I did have moments of being unsure about the book, though. Some of the dialogue and descriptions in ‘Theft of Swords’ just rubbed me the wrong way or weren’t as natural as I thought they could be. First impressions of Arista and Alric, the princess and newly crowned king of Melengar were iffy – I didn’t understand how a brother and sister could be so unnaturally unfamiliar with each other. But as the book progressed and I became more and more engrossed, I either didn’t notice anymore or the writing improved – probably the latter?
Having said that, even though there were moments in the first book that I was unsure, the plot was always intriguing enough, and the characters likeable and interesting enough, that I would read on. And am I glad I did! This series has to be one of my favourites. I love that it’s not your typical go on an epic quest sort of fantasy. I love the humour and sarcasm and the relationships that are formed between the characters. As in most fantasy books, this world has a history, but a history that is colourful and weaved into the storyline, a history that isn’t just some random facts thrown together but something that feels well thought out and relevant to the characters. The history of the world has shaped how they think and how they act. I also liked how I really didn’t know what was going to happen. This is possibly the second time I’ve read a book and seriously not known whether or not the author would kill off one of the main characters. The only other time I can remember this happening was when I read ‘Magician’ by Raymond E. Feist.
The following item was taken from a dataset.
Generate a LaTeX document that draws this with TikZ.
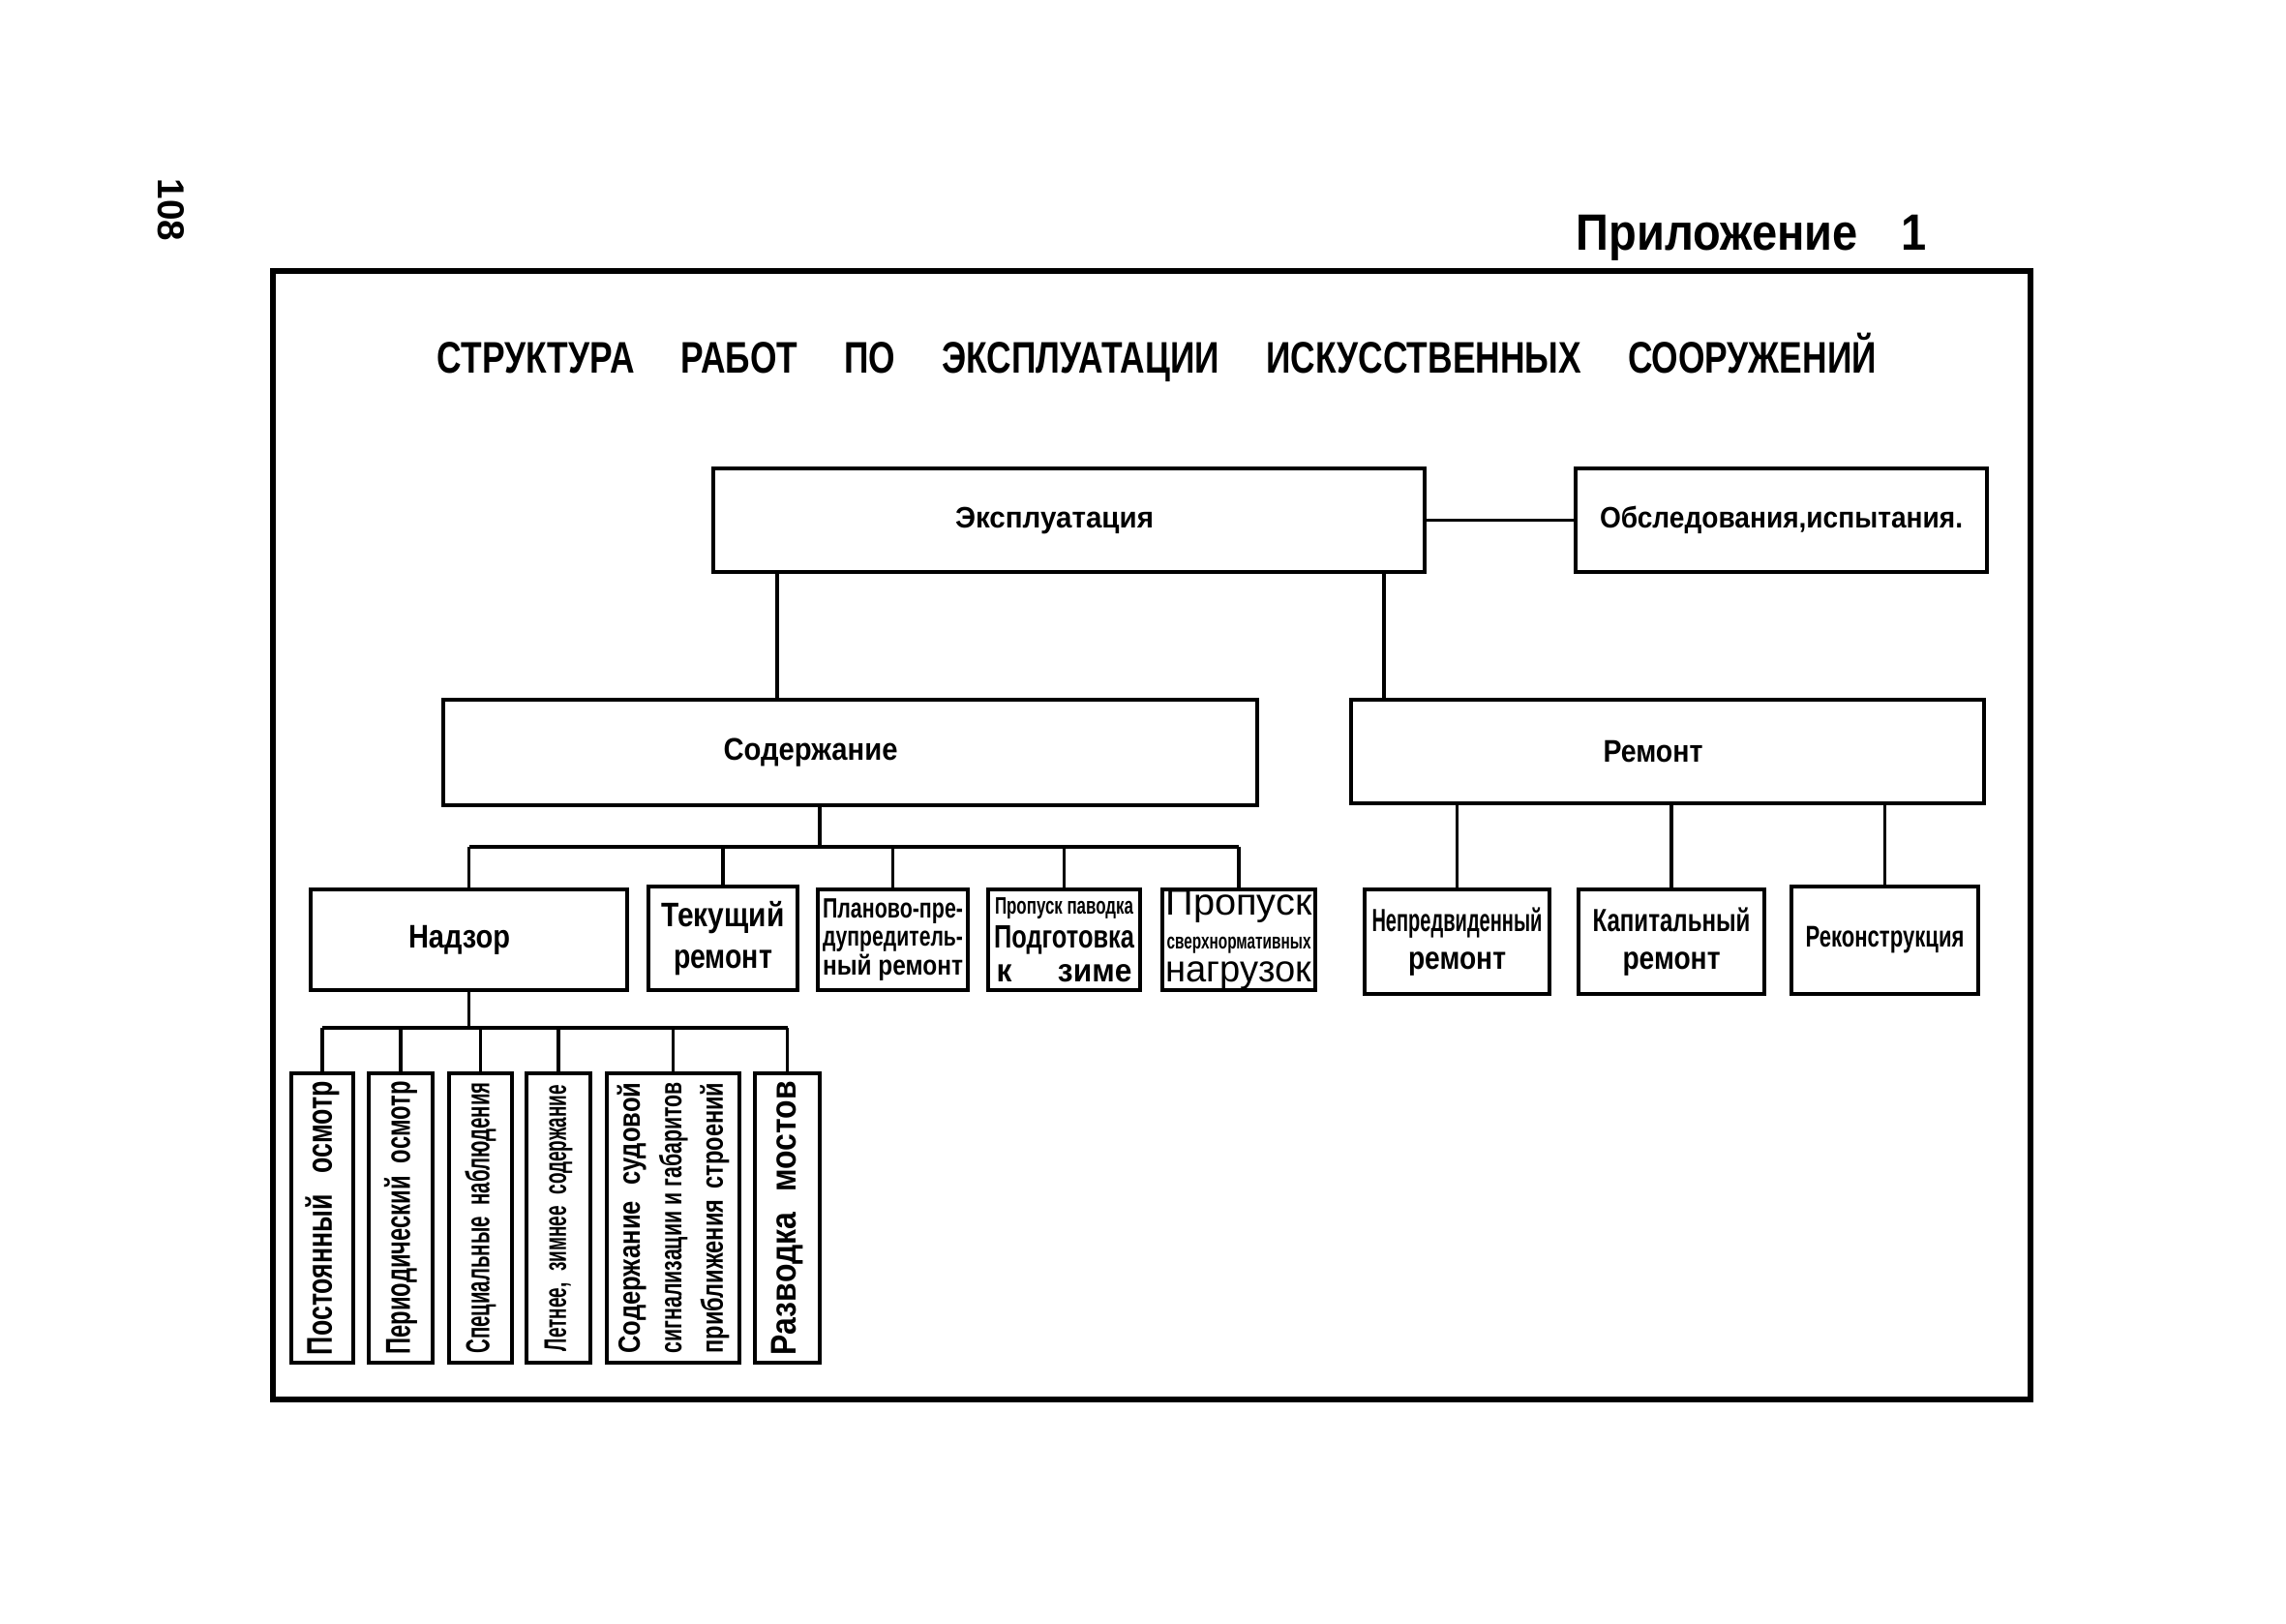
\documentclass[tikz,border=0pt]{standalone}
\usepackage{fontspec}
\setmainfont{Liberation Sans}
\usepackage{graphicx}
\usetikzlibrary{positioning}

% squeeze a text to a given width, keep its height
\newcommand{\squeeze}[2]{\resizebox{#1}{\height}{#2}}

\begin{document}
\begin{tikzpicture}
\tikzstyle{block} = [rectangle, draw=black, line width=1.1pt, inner sep=0pt, font=\bfseries]
\tikzstyle{link} = [line width=0.9pt]

\useasboundingbox (0,0) rectangle (23.62,-16.77);

% sheet
\node (page) [rotate=-90, font=\bfseries\fontsize{11}{13}\selectfont] at (1.765,-2.17) {108};
\node (app) [anchor=base east, font=\bfseries\fontsize{15}{18}\selectfont] at (20.03,-2.58) {\squeeze{3.62cm}{Приложение\hspace{0.5cm}1}};
\draw [line width=1.6pt] (2.82,-2.80) rectangle (20.98,-14.46);
\node (title) [anchor=base, font=\bfseries\fontsize{13}{16}\selectfont] at (11.955,-3.85) {\squeeze{14.87cm}{СТРУКТУРА\hspace{0.62cm}РАБОТ\hspace{0.62cm}ПО\hspace{0.62cm}ЭКСПЛУАТАЦИИ\hspace{0.62cm}ИСКУССТВЕННЫХ\hspace{0.62cm}СООРУЖЕНИЙ}};

% top levels
\node (expl) [block, minimum width=7.35cm, minimum height=1.07cm, font=\bfseries\fontsize{8.7}{10}\selectfont] at (11.045,-5.375) {\hspace*{-0.3cm}\squeeze{2.05cm}{Эксплуатация}};
\node (obsl) [block, minimum width=4.25cm, minimum height=1.07cm, font=\bfseries\fontsize{8.7}{10}\selectfont] at (18.405,-5.375) {\squeeze{3.75cm}{Обследования,испытания.}};
\node (sod) [block, minimum width=8.41cm, minimum height=1.09cm, font=\bfseries\fontsize{9.2}{11}\selectfont] at (8.785,-7.775) {\hspace*{-0.82cm}\squeeze{1.80cm}{Содержание}};
\node (rem) [block, minimum width=6.54cm, minimum height=1.07cm, font=\bfseries\fontsize{9.2}{11}\selectfont] at (17.23,-7.765) {\hspace*{-0.3cm}\squeeze{1.03cm}{Ремонт}};

% second level
\node (nadzor) [block, minimum width=3.27cm, minimum height=1.04cm, font=\bfseries\fontsize{9.6}{11}\selectfont] at (4.845,-9.71) {\hspace*{-0.2cm}\squeeze{1.05cm}{Надзор}};
\node (tek) [block, minimum width=1.54cm, minimum height=1.07cm, align=center, font=\bfseries\fontsize{10}{12.2}\selectfont] at (7.47,-9.695) {\squeeze{1.27cm}{Текущий}\\\squeeze{1.02cm}{ремонт}};
\node (plan) [block, minimum width=1.55cm, minimum height=1.04cm, align=center, font=\bfseries\fontsize{8.2}{8.3}\selectfont] at (9.225,-9.71) {\squeeze{1.45cm}{Планово-пре-}\\\squeeze{1.45cm}{дупредитель-}\\\squeeze{1.45cm}{ный ремонт}};
\node (pavod) [block, minimum width=1.57cm, minimum height=1.04cm, align=center, font=\bfseries\fontsize{9.5}{9.9}\selectfont] at (10.995,-9.71) {\squeeze{1.43cm}{\fontsize{7}{8}\selectfont Пропуск паводка}\\\squeeze{1.45cm}{Подготовка}\\\squeeze{1.40cm}{к\hspace{0.5cm}зиме}};
\node (sverh) [block, minimum width=1.58cm, minimum height=1.04cm, align=center, font=\fontsize{11}{9.8}\selectfont] at (12.80,-9.71) {\squeeze{1.51cm}{Пропуск}\\\squeeze{1.49cm}{\bfseries\fontsize{6.5}{7}\selectfont сверхнормативных}\\\squeeze{1.51cm}{нагрузок}};
\node (nepr) [block, minimum width=1.91cm, minimum height=1.08cm, align=center, font=\bfseries\fontsize{9.4}{11}\selectfont] at (15.055,-9.73) {\squeeze{1.76cm}{Непредвиденный}\\\squeeze{1.01cm}{ремонт}};
\node (kap) [block, minimum width=1.92cm, minimum height=1.08cm, align=center, font=\bfseries\fontsize{9.4}{11}\selectfont] at (17.27,-9.73) {\squeeze{1.63cm}{Капитальный}\\\squeeze{1.01cm}{ремонт}};
\node (rek) [block, minimum width=1.93cm, minimum height=1.11cm, font=\bfseries\fontsize{8.8}{10}\selectfont] at (19.475,-9.715) {\squeeze{1.64cm}{Реконструкция}};

% supervision, vertical boxes
\node (post) [block, minimum width=0.64cm, minimum height=2.99cm, font=\bfseries\fontsize{10.5}{12}\selectfont] at (3.33,-12.585) {\rotatebox{90}{\squeeze{2.83cm}{Постоянный\hspace{0.3cm}осмотр}}};
\node (period) [block, minimum width=0.66cm, minimum height=2.99cm, font=\bfseries\fontsize{10.2}{12}\selectfont] at (4.14,-12.585) {\rotatebox{90}{\squeeze{2.82cm}{Периодический\hspace{0.2cm}осмотр}}};
\node (spec) [block, minimum width=0.65cm, minimum height=2.99cm, font=\bfseries\fontsize{9.8}{12}\selectfont] at (4.965,-12.585) {\rotatebox{90}{\squeeze{2.80cm}{Специальные\hspace{0.2cm}наблюдения}}};
\node (leto) [block, minimum width=0.66cm, minimum height=2.99cm, font=\bfseries\fontsize{9.2}{12}\selectfont] at (5.77,-12.585) {\rotatebox{90}{\squeeze{2.75cm}{Летнее,\hspace{0.2cm}зимнее\hspace{0.2cm}содержание}}};
\node (sudov) [block, minimum width=1.37cm, minimum height=2.99cm, font=\bfseries\fontsize{9}{12.2}\selectfont] at (6.955,-12.585) {\rotatebox{90}{\begin{tabular}{@{}c@{}}\squeeze{2.80cm}{Содержание\hspace{0.2cm}судовой}\\\squeeze{2.80cm}{сигнализации и габаритов}\\\squeeze{2.80cm}{приближения\hspace{0.15cm}строений}\end{tabular}}};
\node (razv) [block, minimum width=0.67cm, minimum height=2.99cm, font=\bfseries\fontsize{10.5}{12}\selectfont] at (8.135,-12.585) {\rotatebox{90}{\squeeze{2.83cm}{Разводка\hspace{0.25cm}мостов}}};

% connections
\draw [link] (expl.east) -- (obsl.west);
\draw [link] ([xshift=-3.015cm]expl.south) -- ([xshift=-3.015cm]expl.south |- sod.north);
\draw [link] ([xshift=3.255cm]expl.south) -- ([xshift=3.255cm]expl.south |- rem.north);

\coordinate (sodbus) at (8.47,-8.75);
\draw [link] (sodbus |- sod.south) -- (sodbus);
\draw [link] (nadzor.north |- sodbus) -- (sverh.north |- sodbus);
\foreach \n in {nadzor,tek,plan,pavod,sverh}
  \draw [link] (\n.north |- sodbus) -- (\n.north);

\foreach \n in {nepr,kap,rek}
  \draw [link] (\n.north |- rem.south) -- (\n.north);

\coordinate (nbus) at (4.81,-10.62);
\draw [link] (nadzor.south) -- (nadzor.south |- nbus);
\draw [link] (post.north |- nbus) -- (razv.north |- nbus);
\foreach \n in {post,period,spec,leto,sudov,razv}
  \draw [link] (\n.north |- nbus) -- (\n.north);
\end{tikzpicture}
\end{document}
The final book of the series was the most exciting book of the three. At least, it was for me. I’d only got to page 200 and already felt like there’d been enough excitement for the climax of several books, not the first two hundred pages! And the actual climax? I have a habit of reaching exciting bits and my eyes involuntarily skipping ahead to find out what happens. You don’t know how much willpower it took to consciously keep my eyes on the words I was supposed to read! That climax was intense. Really. It’s been a while since I felt that anxious while reading a book.
Right, I’ve probably rambled on long enough! Basically: Good series, go read it! Michael J. Sullivan has written a prequel to this series called ‘The Riyria Chronicles’, the first book of which will be released in August 2013 and the second, a month after! Safe to say I am: a) happy they are both released so close together; and b) anticipating reading more about Royce and Hadrian.